**Your task:**
Locate all lines with the word "LaTeX" and copy them out.
+++ Source data +++
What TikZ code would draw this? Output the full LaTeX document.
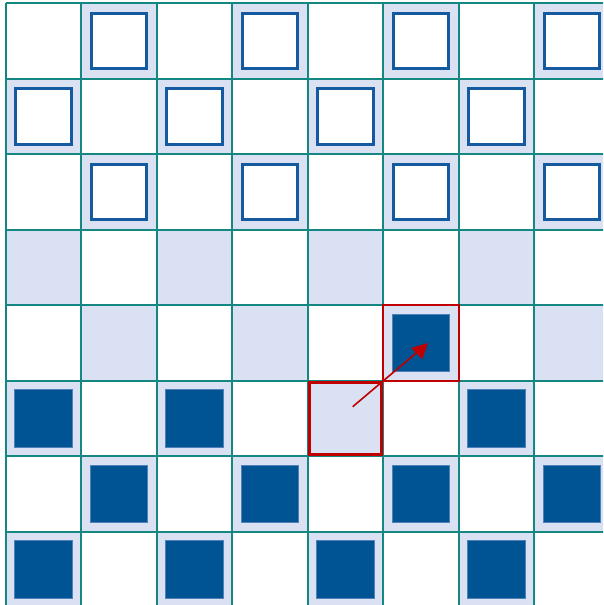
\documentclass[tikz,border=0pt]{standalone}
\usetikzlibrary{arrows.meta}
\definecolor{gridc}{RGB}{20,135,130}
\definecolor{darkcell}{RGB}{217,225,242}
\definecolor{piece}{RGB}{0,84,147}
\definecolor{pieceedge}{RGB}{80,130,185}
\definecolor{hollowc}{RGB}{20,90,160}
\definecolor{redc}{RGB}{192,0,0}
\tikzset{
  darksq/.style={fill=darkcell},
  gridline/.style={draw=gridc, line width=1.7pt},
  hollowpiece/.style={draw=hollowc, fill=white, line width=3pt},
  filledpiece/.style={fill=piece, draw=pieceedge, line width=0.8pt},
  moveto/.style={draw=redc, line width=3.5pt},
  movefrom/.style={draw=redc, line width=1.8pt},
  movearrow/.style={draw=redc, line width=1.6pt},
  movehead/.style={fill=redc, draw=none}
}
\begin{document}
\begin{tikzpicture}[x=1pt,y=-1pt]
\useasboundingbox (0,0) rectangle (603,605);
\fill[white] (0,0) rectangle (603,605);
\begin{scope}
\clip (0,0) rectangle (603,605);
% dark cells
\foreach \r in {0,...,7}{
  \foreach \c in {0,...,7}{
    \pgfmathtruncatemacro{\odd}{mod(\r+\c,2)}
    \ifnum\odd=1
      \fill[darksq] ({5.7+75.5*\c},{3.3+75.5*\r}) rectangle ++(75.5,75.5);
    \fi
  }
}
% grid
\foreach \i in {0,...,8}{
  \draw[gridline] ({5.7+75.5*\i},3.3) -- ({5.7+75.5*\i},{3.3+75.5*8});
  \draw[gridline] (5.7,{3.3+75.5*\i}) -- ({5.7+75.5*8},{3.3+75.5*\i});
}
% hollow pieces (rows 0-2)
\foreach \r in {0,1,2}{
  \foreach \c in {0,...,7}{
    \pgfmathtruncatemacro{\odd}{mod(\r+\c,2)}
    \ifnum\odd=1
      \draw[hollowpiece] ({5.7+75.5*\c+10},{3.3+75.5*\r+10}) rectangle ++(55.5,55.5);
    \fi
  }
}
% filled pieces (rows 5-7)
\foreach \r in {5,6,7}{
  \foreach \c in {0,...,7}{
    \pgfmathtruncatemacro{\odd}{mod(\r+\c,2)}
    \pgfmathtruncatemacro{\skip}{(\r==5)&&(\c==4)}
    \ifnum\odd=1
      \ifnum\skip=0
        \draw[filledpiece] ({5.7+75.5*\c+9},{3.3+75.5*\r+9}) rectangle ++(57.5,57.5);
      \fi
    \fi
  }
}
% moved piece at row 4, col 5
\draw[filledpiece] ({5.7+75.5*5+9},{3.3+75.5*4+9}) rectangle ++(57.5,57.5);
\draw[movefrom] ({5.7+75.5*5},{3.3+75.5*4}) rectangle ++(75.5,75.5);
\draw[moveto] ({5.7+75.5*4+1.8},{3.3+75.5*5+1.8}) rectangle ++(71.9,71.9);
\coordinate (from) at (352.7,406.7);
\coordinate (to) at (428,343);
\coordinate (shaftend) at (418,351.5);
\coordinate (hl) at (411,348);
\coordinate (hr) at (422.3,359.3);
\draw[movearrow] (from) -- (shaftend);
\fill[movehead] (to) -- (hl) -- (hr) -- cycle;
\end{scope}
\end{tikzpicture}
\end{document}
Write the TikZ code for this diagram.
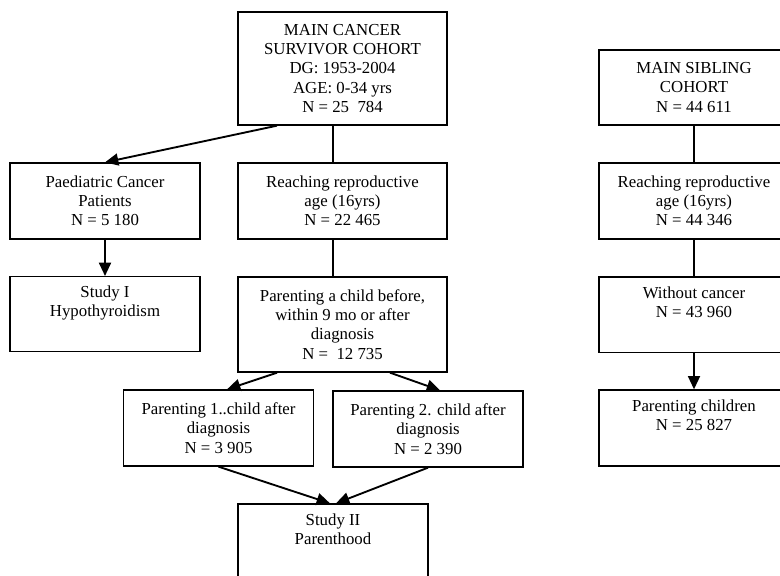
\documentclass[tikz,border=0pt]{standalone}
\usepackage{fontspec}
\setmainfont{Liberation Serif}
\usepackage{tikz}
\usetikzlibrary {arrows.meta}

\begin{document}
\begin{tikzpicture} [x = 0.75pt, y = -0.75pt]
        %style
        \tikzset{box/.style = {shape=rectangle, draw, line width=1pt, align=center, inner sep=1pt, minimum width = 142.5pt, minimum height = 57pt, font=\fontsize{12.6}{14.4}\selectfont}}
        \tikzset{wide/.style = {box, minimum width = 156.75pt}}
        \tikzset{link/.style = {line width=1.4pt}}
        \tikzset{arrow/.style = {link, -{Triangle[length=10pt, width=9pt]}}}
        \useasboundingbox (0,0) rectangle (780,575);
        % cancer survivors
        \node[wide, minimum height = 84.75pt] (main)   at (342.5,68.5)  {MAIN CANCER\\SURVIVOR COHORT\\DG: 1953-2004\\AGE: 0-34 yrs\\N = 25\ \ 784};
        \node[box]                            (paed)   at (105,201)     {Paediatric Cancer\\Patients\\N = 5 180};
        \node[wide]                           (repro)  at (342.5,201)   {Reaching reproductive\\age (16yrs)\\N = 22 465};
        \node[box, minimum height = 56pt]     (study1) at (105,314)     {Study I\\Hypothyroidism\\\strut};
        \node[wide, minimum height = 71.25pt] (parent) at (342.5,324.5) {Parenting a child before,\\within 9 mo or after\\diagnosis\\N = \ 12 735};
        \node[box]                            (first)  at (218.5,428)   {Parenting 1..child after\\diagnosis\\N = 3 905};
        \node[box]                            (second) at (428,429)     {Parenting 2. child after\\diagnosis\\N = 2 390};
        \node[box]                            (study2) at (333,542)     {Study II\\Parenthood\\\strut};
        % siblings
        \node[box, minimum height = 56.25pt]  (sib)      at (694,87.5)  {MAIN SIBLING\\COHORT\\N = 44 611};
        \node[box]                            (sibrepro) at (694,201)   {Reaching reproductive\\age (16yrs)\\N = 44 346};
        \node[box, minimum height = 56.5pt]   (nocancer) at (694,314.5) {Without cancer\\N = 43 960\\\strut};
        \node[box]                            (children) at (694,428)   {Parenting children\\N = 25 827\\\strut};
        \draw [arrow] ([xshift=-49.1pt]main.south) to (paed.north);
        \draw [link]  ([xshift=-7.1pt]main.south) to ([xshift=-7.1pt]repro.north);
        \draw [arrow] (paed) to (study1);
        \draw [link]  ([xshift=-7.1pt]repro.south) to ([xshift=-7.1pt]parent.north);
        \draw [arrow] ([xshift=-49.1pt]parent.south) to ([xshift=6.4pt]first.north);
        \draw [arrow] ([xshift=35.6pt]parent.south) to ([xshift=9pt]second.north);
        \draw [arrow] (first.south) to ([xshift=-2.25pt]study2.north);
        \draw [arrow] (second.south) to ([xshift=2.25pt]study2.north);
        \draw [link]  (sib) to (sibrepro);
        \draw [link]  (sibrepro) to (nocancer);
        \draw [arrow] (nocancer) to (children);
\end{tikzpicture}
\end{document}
+++
+++ Source data +++
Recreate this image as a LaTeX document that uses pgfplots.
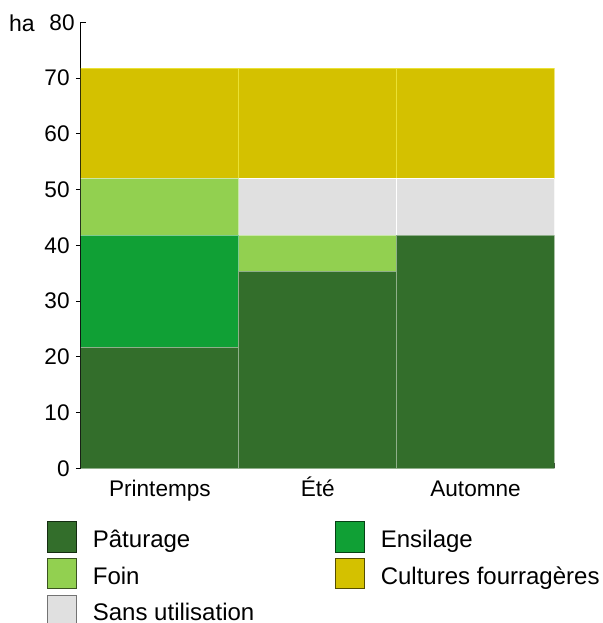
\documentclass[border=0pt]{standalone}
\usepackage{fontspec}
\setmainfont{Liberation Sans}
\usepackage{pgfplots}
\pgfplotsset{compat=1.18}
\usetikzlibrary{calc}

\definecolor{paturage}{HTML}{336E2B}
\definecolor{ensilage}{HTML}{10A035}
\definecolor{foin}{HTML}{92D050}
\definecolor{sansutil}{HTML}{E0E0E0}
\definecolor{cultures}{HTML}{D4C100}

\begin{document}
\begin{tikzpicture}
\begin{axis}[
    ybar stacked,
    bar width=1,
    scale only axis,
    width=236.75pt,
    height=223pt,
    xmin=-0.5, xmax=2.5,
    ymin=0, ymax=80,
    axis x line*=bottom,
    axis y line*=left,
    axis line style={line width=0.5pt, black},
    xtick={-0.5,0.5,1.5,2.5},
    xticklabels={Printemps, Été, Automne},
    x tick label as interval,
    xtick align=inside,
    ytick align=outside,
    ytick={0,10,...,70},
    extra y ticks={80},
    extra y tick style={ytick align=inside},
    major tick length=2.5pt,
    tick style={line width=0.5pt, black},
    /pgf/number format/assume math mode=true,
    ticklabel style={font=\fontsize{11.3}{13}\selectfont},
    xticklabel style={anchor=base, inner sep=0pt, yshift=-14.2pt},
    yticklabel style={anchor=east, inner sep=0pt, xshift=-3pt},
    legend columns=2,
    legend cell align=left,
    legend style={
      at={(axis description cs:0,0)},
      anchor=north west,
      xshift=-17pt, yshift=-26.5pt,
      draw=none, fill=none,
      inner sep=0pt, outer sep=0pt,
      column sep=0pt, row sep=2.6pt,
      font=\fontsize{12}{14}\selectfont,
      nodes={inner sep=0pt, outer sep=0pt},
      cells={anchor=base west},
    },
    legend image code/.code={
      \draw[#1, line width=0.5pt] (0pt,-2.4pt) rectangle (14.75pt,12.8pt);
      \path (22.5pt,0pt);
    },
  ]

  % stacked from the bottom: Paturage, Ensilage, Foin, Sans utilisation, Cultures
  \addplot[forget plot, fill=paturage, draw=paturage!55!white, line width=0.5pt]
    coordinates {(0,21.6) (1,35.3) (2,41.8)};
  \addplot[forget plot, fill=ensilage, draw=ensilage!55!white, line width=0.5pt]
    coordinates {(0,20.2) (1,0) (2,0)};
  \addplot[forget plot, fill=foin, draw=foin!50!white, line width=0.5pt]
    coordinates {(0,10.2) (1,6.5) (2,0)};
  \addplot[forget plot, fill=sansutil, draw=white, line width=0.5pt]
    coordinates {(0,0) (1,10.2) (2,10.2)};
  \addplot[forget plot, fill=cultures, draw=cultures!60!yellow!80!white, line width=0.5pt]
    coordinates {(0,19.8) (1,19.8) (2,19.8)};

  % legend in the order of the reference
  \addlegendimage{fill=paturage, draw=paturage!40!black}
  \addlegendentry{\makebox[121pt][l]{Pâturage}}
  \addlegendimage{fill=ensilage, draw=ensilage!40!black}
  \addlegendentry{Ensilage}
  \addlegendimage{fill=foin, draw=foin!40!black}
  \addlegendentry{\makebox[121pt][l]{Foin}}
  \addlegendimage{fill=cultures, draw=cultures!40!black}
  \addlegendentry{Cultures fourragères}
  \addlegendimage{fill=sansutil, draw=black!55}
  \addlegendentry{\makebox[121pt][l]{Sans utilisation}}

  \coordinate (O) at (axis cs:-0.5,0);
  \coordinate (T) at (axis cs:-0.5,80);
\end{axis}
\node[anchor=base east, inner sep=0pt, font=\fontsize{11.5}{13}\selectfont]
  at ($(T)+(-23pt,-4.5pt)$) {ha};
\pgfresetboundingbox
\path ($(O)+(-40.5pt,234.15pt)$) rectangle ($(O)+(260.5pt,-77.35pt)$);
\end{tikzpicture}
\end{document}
+++
**Finished exercise:**
What TikZ code would draw this? Output the full LaTeX document.
Recreate this image as a LaTeX document that uses pgfplots.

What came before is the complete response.